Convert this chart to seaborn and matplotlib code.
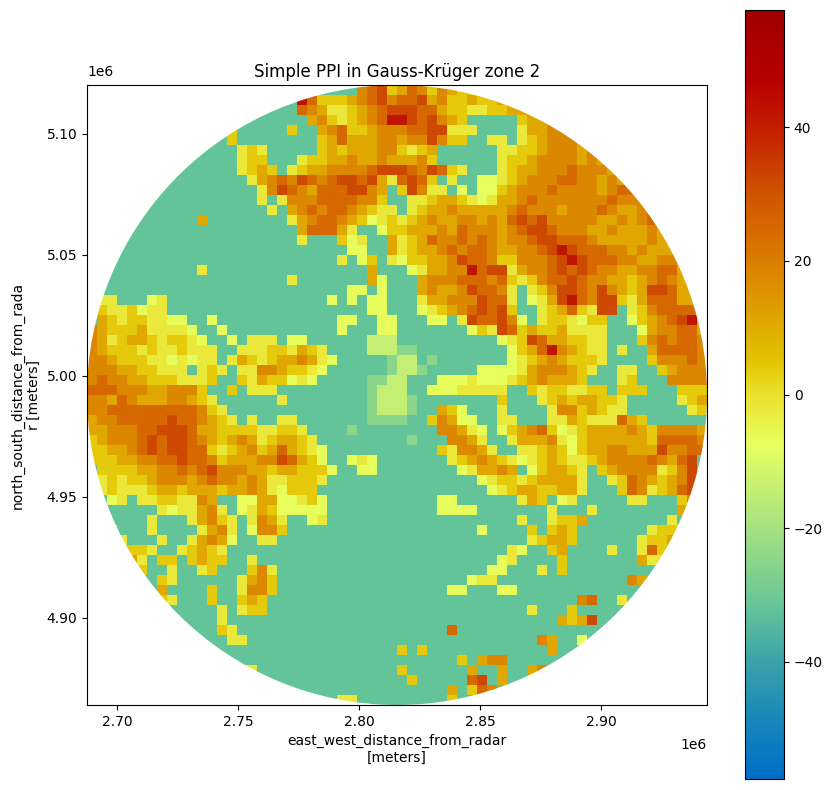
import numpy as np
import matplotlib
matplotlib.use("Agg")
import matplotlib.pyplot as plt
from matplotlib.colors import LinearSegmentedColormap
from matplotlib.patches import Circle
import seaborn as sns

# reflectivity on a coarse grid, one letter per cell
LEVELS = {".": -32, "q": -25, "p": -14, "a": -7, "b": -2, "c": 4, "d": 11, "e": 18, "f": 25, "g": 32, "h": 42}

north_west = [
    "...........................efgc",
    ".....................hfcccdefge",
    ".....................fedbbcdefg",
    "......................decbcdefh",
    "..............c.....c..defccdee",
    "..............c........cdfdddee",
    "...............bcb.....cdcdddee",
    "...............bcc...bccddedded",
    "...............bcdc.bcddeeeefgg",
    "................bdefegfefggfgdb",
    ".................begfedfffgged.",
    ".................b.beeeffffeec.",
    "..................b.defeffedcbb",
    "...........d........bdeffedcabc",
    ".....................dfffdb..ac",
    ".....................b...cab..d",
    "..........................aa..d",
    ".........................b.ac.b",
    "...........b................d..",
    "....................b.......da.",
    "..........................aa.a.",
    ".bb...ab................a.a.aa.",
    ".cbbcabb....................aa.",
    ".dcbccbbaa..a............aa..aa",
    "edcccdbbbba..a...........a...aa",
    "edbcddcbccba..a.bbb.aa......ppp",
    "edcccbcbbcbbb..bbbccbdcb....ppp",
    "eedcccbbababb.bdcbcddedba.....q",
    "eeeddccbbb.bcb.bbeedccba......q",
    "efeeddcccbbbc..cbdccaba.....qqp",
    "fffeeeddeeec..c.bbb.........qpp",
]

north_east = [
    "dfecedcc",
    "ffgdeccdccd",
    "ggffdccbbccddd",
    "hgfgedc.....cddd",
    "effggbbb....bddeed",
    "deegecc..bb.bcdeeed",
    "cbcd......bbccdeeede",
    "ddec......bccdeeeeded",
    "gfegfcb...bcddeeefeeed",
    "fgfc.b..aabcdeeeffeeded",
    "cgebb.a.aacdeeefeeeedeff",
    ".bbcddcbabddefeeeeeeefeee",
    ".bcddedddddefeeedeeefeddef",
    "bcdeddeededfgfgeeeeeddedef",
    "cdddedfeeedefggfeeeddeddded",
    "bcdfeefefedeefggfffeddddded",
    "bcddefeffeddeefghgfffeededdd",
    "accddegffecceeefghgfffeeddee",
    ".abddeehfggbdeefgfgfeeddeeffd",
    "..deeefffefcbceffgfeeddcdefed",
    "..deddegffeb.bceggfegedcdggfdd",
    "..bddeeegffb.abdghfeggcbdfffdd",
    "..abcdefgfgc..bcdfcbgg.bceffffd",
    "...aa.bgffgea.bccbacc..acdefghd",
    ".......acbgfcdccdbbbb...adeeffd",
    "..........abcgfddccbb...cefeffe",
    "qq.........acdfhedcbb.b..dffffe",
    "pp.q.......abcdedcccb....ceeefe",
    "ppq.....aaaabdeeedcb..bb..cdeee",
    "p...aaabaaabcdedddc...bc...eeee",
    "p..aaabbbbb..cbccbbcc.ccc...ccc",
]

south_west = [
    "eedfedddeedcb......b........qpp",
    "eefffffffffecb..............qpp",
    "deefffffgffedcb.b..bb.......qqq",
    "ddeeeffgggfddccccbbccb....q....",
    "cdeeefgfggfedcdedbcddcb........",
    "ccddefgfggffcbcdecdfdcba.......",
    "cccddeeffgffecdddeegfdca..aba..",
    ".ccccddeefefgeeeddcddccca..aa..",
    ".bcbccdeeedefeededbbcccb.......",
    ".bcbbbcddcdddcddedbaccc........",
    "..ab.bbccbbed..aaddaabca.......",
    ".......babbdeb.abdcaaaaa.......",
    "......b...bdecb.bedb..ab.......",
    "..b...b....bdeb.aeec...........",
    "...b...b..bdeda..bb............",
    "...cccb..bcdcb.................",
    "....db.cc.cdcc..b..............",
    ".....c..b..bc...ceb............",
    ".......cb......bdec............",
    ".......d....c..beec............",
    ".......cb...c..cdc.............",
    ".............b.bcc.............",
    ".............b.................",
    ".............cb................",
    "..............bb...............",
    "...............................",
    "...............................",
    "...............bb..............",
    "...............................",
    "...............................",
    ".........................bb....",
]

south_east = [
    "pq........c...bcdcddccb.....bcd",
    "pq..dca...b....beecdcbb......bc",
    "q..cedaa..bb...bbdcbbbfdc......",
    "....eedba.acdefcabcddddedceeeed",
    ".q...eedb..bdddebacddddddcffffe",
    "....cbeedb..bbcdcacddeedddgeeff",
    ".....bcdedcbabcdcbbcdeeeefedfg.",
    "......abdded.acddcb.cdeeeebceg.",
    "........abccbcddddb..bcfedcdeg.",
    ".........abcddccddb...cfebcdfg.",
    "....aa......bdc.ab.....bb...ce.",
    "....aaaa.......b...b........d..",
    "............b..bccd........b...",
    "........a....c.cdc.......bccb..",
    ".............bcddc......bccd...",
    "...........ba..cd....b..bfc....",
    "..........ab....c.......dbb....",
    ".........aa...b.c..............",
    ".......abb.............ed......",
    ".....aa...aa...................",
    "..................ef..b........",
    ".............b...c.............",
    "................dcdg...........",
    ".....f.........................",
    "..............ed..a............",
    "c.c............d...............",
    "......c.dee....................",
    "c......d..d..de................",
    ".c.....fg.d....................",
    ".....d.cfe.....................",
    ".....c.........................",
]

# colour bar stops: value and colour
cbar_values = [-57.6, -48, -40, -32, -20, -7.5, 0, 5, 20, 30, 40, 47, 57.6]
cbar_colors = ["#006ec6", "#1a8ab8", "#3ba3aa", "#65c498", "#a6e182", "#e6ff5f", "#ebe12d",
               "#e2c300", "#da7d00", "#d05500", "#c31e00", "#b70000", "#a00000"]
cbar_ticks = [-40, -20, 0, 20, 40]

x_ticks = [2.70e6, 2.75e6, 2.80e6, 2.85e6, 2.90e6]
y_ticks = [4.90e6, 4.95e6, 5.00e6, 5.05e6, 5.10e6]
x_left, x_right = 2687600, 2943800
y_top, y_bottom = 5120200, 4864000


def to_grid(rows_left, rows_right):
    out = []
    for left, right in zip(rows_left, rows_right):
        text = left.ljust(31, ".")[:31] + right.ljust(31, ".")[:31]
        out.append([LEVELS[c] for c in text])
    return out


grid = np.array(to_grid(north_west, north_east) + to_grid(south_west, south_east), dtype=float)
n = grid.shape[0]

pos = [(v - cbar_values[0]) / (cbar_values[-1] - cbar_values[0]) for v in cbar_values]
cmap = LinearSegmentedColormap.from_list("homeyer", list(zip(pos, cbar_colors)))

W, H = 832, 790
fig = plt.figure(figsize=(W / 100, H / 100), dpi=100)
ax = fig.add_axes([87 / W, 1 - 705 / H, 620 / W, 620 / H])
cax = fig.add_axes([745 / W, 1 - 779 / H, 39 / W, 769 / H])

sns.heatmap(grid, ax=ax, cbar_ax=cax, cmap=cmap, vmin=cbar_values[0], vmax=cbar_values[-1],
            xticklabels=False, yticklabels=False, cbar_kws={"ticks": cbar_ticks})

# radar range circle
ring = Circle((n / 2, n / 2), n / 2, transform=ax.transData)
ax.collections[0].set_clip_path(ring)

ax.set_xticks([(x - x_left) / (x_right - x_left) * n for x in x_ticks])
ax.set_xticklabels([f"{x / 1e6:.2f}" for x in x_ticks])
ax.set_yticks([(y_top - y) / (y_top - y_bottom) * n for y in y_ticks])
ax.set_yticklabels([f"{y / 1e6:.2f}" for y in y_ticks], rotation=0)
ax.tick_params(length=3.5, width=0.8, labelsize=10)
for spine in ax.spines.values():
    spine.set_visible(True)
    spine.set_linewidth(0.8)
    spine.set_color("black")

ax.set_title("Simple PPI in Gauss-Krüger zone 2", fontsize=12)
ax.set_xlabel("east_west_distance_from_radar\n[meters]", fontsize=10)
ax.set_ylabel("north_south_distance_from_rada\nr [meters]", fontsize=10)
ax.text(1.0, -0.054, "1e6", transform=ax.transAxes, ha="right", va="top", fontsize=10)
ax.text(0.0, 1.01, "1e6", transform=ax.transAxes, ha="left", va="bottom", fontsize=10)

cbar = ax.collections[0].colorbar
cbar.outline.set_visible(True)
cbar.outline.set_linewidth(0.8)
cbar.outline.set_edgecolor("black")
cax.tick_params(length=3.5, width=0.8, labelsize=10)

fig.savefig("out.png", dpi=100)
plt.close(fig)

## PROBLEM TO WORK ON
Your answer should be a single number: how many lines in the data above include "matplotlib"?

## SOLUTION BELOW
6